───── Dataset ─────

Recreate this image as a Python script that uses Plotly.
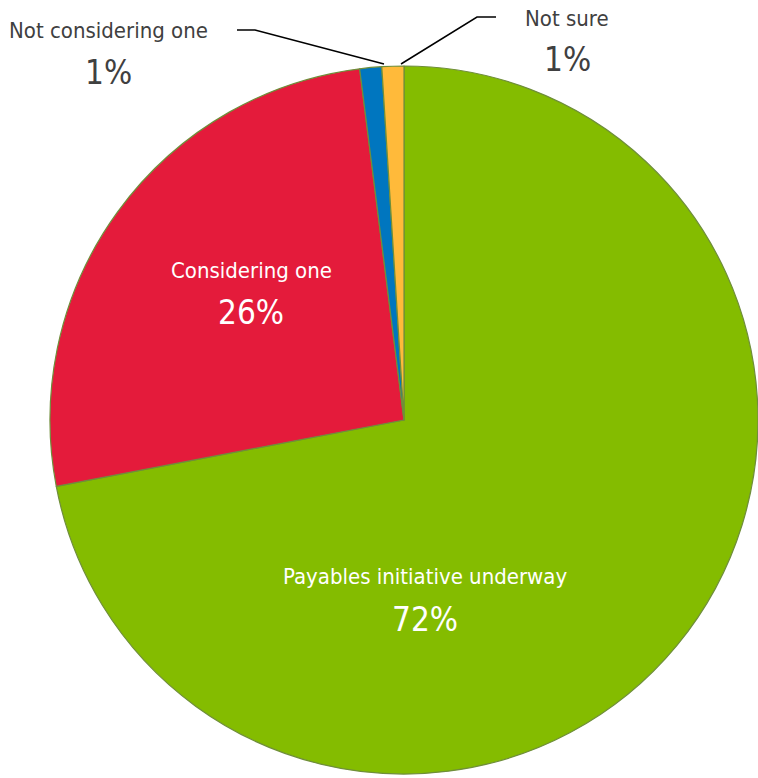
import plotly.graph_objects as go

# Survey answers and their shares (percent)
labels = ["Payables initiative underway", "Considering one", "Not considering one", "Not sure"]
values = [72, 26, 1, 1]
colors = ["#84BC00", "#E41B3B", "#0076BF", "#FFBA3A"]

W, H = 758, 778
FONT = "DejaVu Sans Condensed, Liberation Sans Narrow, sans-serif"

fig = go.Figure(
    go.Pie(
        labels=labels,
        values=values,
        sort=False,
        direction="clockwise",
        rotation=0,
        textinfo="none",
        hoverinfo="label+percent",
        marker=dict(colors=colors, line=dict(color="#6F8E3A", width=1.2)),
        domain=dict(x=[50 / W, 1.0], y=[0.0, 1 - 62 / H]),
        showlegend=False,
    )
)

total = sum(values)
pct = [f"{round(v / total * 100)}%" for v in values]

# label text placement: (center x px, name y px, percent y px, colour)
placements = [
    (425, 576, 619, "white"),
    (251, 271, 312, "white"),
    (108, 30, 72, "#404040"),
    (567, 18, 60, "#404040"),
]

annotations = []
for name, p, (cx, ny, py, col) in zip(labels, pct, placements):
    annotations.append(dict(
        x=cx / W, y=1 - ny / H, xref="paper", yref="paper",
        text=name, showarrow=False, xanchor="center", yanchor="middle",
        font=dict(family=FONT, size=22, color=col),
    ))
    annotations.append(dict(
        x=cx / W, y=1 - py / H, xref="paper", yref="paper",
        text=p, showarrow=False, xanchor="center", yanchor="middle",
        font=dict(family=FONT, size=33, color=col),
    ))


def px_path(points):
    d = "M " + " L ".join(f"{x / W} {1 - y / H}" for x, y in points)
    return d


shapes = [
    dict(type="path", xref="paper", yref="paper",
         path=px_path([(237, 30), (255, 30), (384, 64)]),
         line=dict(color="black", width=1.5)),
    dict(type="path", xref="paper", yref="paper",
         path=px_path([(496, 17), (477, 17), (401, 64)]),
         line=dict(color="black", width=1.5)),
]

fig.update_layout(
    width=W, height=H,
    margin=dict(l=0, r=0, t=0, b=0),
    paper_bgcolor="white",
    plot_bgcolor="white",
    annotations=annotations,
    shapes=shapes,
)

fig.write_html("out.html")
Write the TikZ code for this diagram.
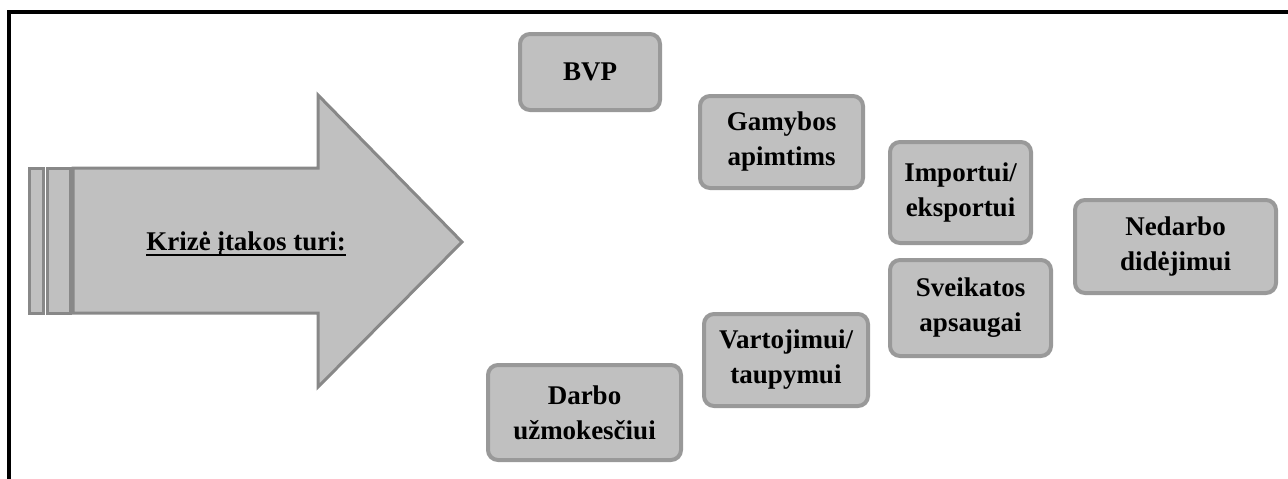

─────

> Exercise instructions
Reproduce the full material exactly, excluding the pictures.

> Solved problem
Recreate this image as a Python script that uses Plotly.
import plotly.graph_objects as go

# Survey answers and their shares (percent)
labels = ["Payables initiative underway", "Considering one", "Not considering one", "Not sure"]
values = [72, 26, 1, 1]
colors = ["#84BC00", "#E41B3B", "#0076BF", "#FFBA3A"]

W, H = 758, 778
FONT = "DejaVu Sans Condensed, Liberation Sans Narrow, sans-serif"

fig = go.Figure(
    go.Pie(
        labels=labels,
        values=values,
        sort=False,
        direction="clockwise",
        rotation=0,
        textinfo="none",
        hoverinfo="label+percent",
        marker=dict(colors=colors, line=dict(color="#6F8E3A", width=1.2)),
        domain=dict(x=[50 / W, 1.0], y=[0.0, 1 - 62 / H]),
        showlegend=False,
    )
)

total = sum(values)
pct = [f"{round(v / total * 100)}%" for v in values]

# label text placement: (center x px, name y px, percent y px, colour)
placements = [
    (425, 576, 619, "white"),
    (251, 271, 312, "white"),
    (108, 30, 72, "#404040"),
    (567, 18, 60, "#404040"),
]

annotations = []
for name, p, (cx, ny, py, col) in zip(labels, pct, placements):
    annotations.append(dict(
        x=cx / W, y=1 - ny / H, xref="paper", yref="paper",
        text=name, showarrow=False, xanchor="center", yanchor="middle",
        font=dict(family=FONT, size=22, color=col),
    ))
    annotations.append(dict(
        x=cx / W, y=1 - py / H, xref="paper", yref="paper",
        text=p, showarrow=False, xanchor="center", yanchor="middle",
        font=dict(family=FONT, size=33, color=col),
    ))


def px_path(points):
    d = "M " + " L ".join(f"{x / W} {1 - y / H}" for x, y in points)
    return d


shapes = [
    dict(type="path", xref="paper", yref="paper",
         path=px_path([(237, 30), (255, 30), (384, 64)]),
         line=dict(color="black", width=1.5)),
    dict(type="path", xref="paper", yref="paper",
         path=px_path([(496, 17), (477, 17), (401, 64)]),
         line=dict(color="black", width=1.5)),
]

fig.update_layout(
    width=W, height=H,
    margin=dict(l=0, r=0, t=0, b=0),
    paper_bgcolor="white",
    plot_bgcolor="white",
    annotations=annotations,
    shapes=shapes,
)

fig.write_html("out.html")
Write the TikZ code for this diagram.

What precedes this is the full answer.